- Dark Horse promotional comic cover

Publication information
- Publisher: Dark Horse Comics (promotional), Blue King Studios, Top Cow Productions
- Main character(s): Apex, War Witch, Horus (Blue King Studios), Freedom Phalanx (Top Cow Productions)

Creative team
- Created by: Richard Dakan (promotional), Rick Dakan (Blue King Studios), Mark Waid (Top Cow Productions)

= City of Heroes (comics) =

American comic book

City of Heroes is an American comic book based on the characters and situations from the now closed City of Heroes massively multiplayer online role-playing computer game.

North American subscribers to the game originally received the City of Heroes monthly comic book in the mail; it is also available in some comic book stores. The comic follows the adventures of fictional Paragon City heroes and ties into the game's plot development at times, as well as featuring a section devoted to fan art, fan fiction, and other miscellany in the back. At times, this rear section has also included comic strips by Tim Buckley of Ctrl+Alt+Del and Aaron Williams of PS238 and Nodwick.

== Promotional comic ==
A single promotional comic was released in 2002 by Dark Horse Comics to promote the game. Written by Richard Dakan and drawn by Rick Zombo, the issue followed the story of a hero new to Paragon City named Thunder-Clap, and set some of the story behind the game, including the Fifth Column, the Freakshow, and the Statesman. This promotional issue also featured Apex and War Witch, who later became protagonists in the Blue King Studios publication of the comic book.

== Blue King Studios run ==
The comic's first volume was published by Blue King Studios and ran 12 issues cover-dated from June 2004 to May 2005. It was written by one of the game's designers, Rick Dakan, art was by Brandon McKinney. Coloring was by Moose Bauman (issues 1–4) and Austin McKinley (issues 5–12). Issue 12 was written by Neil Hendrick, who lettered the entire series.

It followed the story of the heroes Apex, a martial artist with no super powers; War Witch, a magic user who had ice blasts and a mystical fiery sword; and Horus, an Egyptian-themed hero who nearly died during the Ritki War and was saved from death by becoming the host of a Kheldian.

These characters were virtually unmentioned in the game save for an Exploration Badge in Steel Canyon stating that Apex and War Witch were roommates (and possibly lovers). There is also an exploration badge in the Faultline zone which references where Apex tracked down the archvillain, Dr. Vahzilok. In Issue #5, War Witch was made the trainer (an NPC hero where players level up) in Croatoa as a ghost. When Pocket D was revamped in February 2006, War Witch was made an NPC stationary character on the Hero side of the dance club. In Issue 20, Apex was added as a new Task Force contact, with his in game description summarizing the events of the last few issues of this series, making them official in-game canon. There have been no other mentions of Horus, yet.

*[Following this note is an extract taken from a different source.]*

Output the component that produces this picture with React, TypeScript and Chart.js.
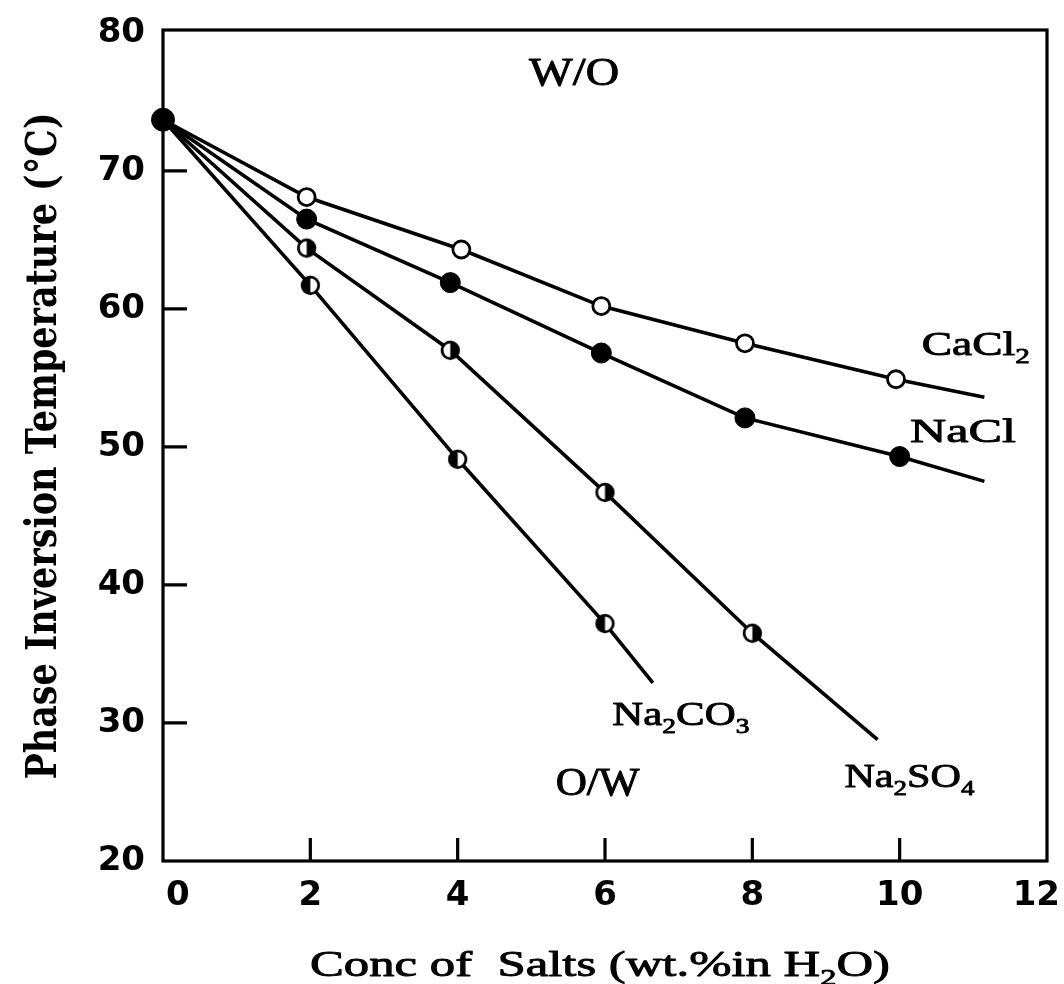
import React, { useEffect, useRef } from "react";
import { Chart, registerables } from "chart.js";

Chart.register(...registerables);

const W = 1064;
const H = 984;

// ---- data ----
const originX = [0];
const originY = [73.7];

const caCl2X = [0, 1.95, 4.05, 5.95, 7.9, 9.95, 11.15];
const caCl2Y = [73.7, 68.1, 64.3, 60.2, 57.5, 54.9, 53.6];

const naClX = [0, 1.95, 3.9, 5.95, 7.9, 10.0, 11.15];
const naClY = [73.7, 66.5, 61.9, 56.8, 52.1, 49.3, 47.5];

const na2SO4X = [0, 1.95, 3.9, 6.0, 8.0, 9.7];
const na2SO4Y = [73.7, 64.4, 57.0, 46.7, 36.5, 28.8];

const na2CO3X = [0, 2.0, 4.0, 6.0, 6.65];
const na2CO3Y = [73.7, 61.7, 49.1, 37.2, 32.9];

const xTickValues = [0, 2, 4, 6, 8, 10, 12];
const xTickLabels = ["0", "2", "4", "6", "8", "10", "12"];
const yTickValues = [20, 30, 40, 50, 60, 70, 80];
const xInnerTicks = [2, 4, 6, 8, 10];
const yInnerTicks = [30, 40, 50, 60, 70];

const yTitle = "Phase Inversion Temperature (°C)";
const xTitleSegs = [{ t: "Conc of  Salts (wt.%in H" }, { t: "2", sub: true }, { t: "O)" }];

// annotation texts anchored at data coordinates (left edge, baseline)
const annotations = [
  { segs: [{ t: "W/O" }], x: 4.97, y: 76.2, size: 40, width: 90 },
  { segs: [{ t: "O/W" }], x: 5.33, y: 24.8, size: 40, width: 84 },
  { segs: [{ t: "CaCl" }, { t: "2", sub: true }], x: 10.3, y: 56.67, size: 34, width: 108 },
  { segs: [{ t: "NaCl" }], x: 10.14, y: 50.36, size: 34, width: 106 },
  { segs: [{ t: "Na" }, { t: "2", sub: true }, { t: "CO" }, { t: "3", sub: true }], x: 6.1, y: 29.86, size: 34, width: 137 },
  { segs: [{ t: "Na" }, { t: "2", sub: true }, { t: "SO" }, { t: "4", sub: true }], x: 9.25, y: 25.36, size: 34, width: 130 },
];

const pts = (xs: number[], ys: number[]) => xs.map((x, i) => ({ x, y: ys[i] }));

type Seg = { t: string; sub?: boolean };

function drawRich(
  ctx: CanvasRenderingContext2D,
  segs: Seg[],
  x: number,
  y: number,
  size: number,
  family: string,
  weight: string,
  targetW: number | null,
  align: "left" | "center",
  stroke: number
) {
  let total = 0;
  const parts = segs.map((s) => {
    const fs = s.sub ? size * 0.64 : size;
    ctx.font = `${weight} ${fs}px ${family}`;
    const w = ctx.measureText(s.t).width;
    total += w;
    return { s, fs, w };
  });
  const sx = targetW ? targetW / total : 1;
  ctx.save();
  ctx.translate(x, y);
  ctx.scale(sx, 1);
  ctx.textBaseline = "alphabetic";
  ctx.textAlign = "left";
  ctx.fillStyle = "#000";
  ctx.strokeStyle = "#000";
  ctx.lineWidth = stroke;
  ctx.lineJoin = "round";
  let cx = align === "center" ? -total / 2 : 0;
  for (const p of parts) {
    ctx.font = `${weight} ${p.fs}px ${family}`;
    const dy = p.s.sub ? size * 0.24 : 0;
    ctx.fillText(p.s.t, cx, dy);
    if (stroke > 0) ctx.strokeText(p.s.t, cx, dy);
    cx += p.w;
  }
  ctx.restore();
}

function halfMarker(side: "left" | "right", r: number) {
  const c = document.createElement("canvas");
  const s = Math.ceil(2 * r + 4);
  c.width = s;
  c.height = s;
  const g = c.getContext("2d")!;
  const cx = s / 2;
  const cy = s / 2;
  const rr = r - 1.2;
  g.beginPath();
  g.arc(cx, cy, rr, 0, 2 * Math.PI);
  g.fillStyle = "#fff";
  g.fill();
  g.beginPath();
  if (side === "left") g.arc(cx, cy, rr, Math.PI / 2, (3 * Math.PI) / 2);
  else g.arc(cx, cy, rr, -Math.PI / 2, Math.PI / 2);
  g.closePath();
  g.fillStyle = "#000";
  g.fill();
  g.beginPath();
  g.arc(cx, cy, rr, 0, 2 * Math.PI);
  g.lineWidth = 2.8;
  g.strokeStyle = "#000";
  g.stroke();
  return c;
}

const decoPlugin = {
  id: "deco",
  beforeDatasetsDraw(chart: any) {
    const { ctx, chartArea: a, scales } = chart;
    ctx.save();
    ctx.strokeStyle = "#000";
    ctx.lineWidth = 3.2;
    ctx.strokeRect(a.left, a.top, a.right - a.left, a.bottom - a.top);
    ctx.beginPath();
    for (const v of yInnerTicks) {
      const py = scales.y.getPixelForValue(v);
      ctx.moveTo(a.left, py);
      ctx.lineTo(a.left + 24, py);
    }
    for (const v of xInnerTicks) {
      const px = scales.x.getPixelForValue(v);
      ctx.moveTo(px, a.bottom);
      ctx.lineTo(px, a.bottom - 23);
    }
    ctx.stroke();
    ctx.restore();
  },
  afterDraw(chart: any) {
    const { ctx, chartArea: a, scales } = chart;
    ctx.save();
    // x tick labels
    ctx.font = "bold 34px 'DejaVu Sans'";
    ctx.fillStyle = "#000";
    ctx.textAlign = "center";
    ctx.textBaseline = "middle";
    xTickValues.forEach((v, i) => {
      const label = xTickLabels[i];
      const w = ctx.measureText(label).width;
      let px = scales.x.getPixelForValue(v);
      px = Math.max(px, a.left + w / 2 + 3);
      px = Math.min(px, W - w / 2 - 4);
      ctx.fillText(label, px, a.bottom + 35);
    });
    // annotations
    for (const an of annotations) {
      const px = scales.x.getPixelForValue(an.x);
      const py = scales.y.getPixelForValue(an.y);
      drawRich(ctx, an.segs, px, py, an.size, "'Liberation Serif'", "normal", an.width, "left", 0.9);
    }
    // x title
    drawRich(ctx, xTitleSegs, 600, 976, 36, "'Liberation Serif'", "normal", 580, "center", 0.9);
    // y title
    ctx.save();
    ctx.translate(56, 446);
    ctx.rotate(-Math.PI / 2);
    drawRich(ctx, [{ t: yTitle }], 0, 0, 42, "'DejaVu Serif'", "bold", 667, "center", 0);
    ctx.restore();
    ctx.restore();
  },
};

export default function App() {
  const ref = useRef<HTMLCanvasElement | null>(null);

  useEffect(() => {
    if (!ref.current) return;
    const leftHalf = halfMarker("left", 9.5);
    const rightHalf = halfMarker("right", 9.5);

    const endless = (n: number, r: number) => (c: any) =>
      c.dataIndex === 0 || c.dataIndex === n - 1 ? 0 : r;

    const base = {
      showLine: true,
      borderColor: "#000",
      borderWidth: 3.6,
      tension: 0,
      clip: false as any,
      pointBorderColor: "#000",
      pointHoverRadius: 0,
    };

    const chart = new Chart(ref.current, {
      type: "scatter",
      data: {
        datasets: [
          {
            ...base,
            label: "CaCl2",
            data: pts(caCl2X, caCl2Y),
            pointStyle: "circle",
            pointRadius: endless(caCl2X.length, 8.5),
            pointBackgroundColor: "#fff",
            pointBorderWidth: 2.8,
          },
          {
            ...base,
            label: "NaCl",
            data: pts(naClX, naClY),
            pointStyle: "circle",
            pointRadius: endless(naClX.length, 10),
            pointBackgroundColor: "#000",
            pointBorderWidth: 1,
          },
          {
            ...base,
            label: "Na2SO4",
            data: pts(na2SO4X, na2SO4Y),
            pointStyle: rightHalf as any,
            pointRadius: endless(na2SO4X.length, 9.5),
          },
          {
            ...base,
            label: "Na2CO3",
            data: pts(na2CO3X, na2CO3Y),
            pointStyle: leftHalf as any,
            pointRadius: endless(na2CO3X.length, 9.5),
          },
          {
            label: "origin",
            data: pts(originX, originY),
            showLine: false,
            clip: false as any,
            pointStyle: "circle",
            pointRadius: 11.5,
            pointBackgroundColor: "#000",
            pointBorderColor: "#000",
            pointBorderWidth: 1,
          },
        ],
      },
      options: {
        responsive: false,
        animation: false,
        devicePixelRatio: 1,
        events: [],
        layout: { padding: { top: 30, right: 17, left: 0, bottom: 0 } },
        plugins: {
          legend: { display: false },
          tooltip: { enabled: false },
          title: { display: false },
        },
        scales: {
          x: {
            type: "linear",
            min: 0,
            max: 12,
            grid: { display: false, drawTicks: false },
            border: { display: false },
            ticks: { display: false },
            afterBuildTicks: (s: any) => {
              s.ticks = xTickValues.map((v) => ({ value: v }));
            },
            afterFit: (s: any) => {
              s.height = 123;
              s.paddingLeft = 0;
              s.paddingRight = 0;
            },
          },
          y: {
            type: "linear",
            min: 20,
            max: 80.2,
            grid: { display: false, drawTicks: false },
            border: { display: false },
            ticks: {
              color: "#000",
              padding: 18,
              font: { family: "'DejaVu Sans'", size: 34, weight: "bold" },
            },
            afterBuildTicks: (s: any) => {
              s.ticks = yTickValues.map((v) => ({ value: v }));
            },
            afterFit: (s: any) => {
              s.width = 163;
              s.paddingTop = 0;
              s.paddingBottom = 0;
            },
          },
        },
      },
      plugins: [decoPlugin],
    });
    return () => chart.destroy();
  }, []);

  return (
    <div style={{ position: "absolute", left: 0, top: 0, width: W, height: H, background: "#fff" }}>
      <canvas ref={ref} width={W} height={H} style={{ display: "block" }} />
    </div>
  );
}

== Image Comics' Top Cow Productions run ==
Beginning with the June 2005 issue, the comic book was published by Top Cow Productions, written by noted comic book writer Mark Waid, and illustrated by newcomer David Nakayama. Unlike the previous volume, this series follows the adventures of the city's most illustrious supergroup, the Freedom Phalanx led by the Statesman.

Mark Waid wrote the first three issues of the new Top Cow comic. Starting with issue four, Troy Hickman wrote a three-issue story arc entitled Smoke and Mirrors. This was followed up by Dan Jurgens, who wrote the next three-issue arc named Bloodlines.

As of City of Villains launch, the free comic book deal switched from being an actual comic book being mailed to you to being able to access all existing CoH comic books on the company's website. It's believed Cryptic did this not only to compensate for the lack of additional monthly fees for playing both CoH and CoV, but also to solve the problem of comic books getting lost in the mail. For a small additional fee (US$2 per issue), players could still get the actual comics sent by mail.

The comic was said to be converting from a monthly to bimonthly format after issue #15, however, due to various delays, issues 15 and 16 turned up in late November 2006, four months behind schedule. This run of the comic book ended at issue #20.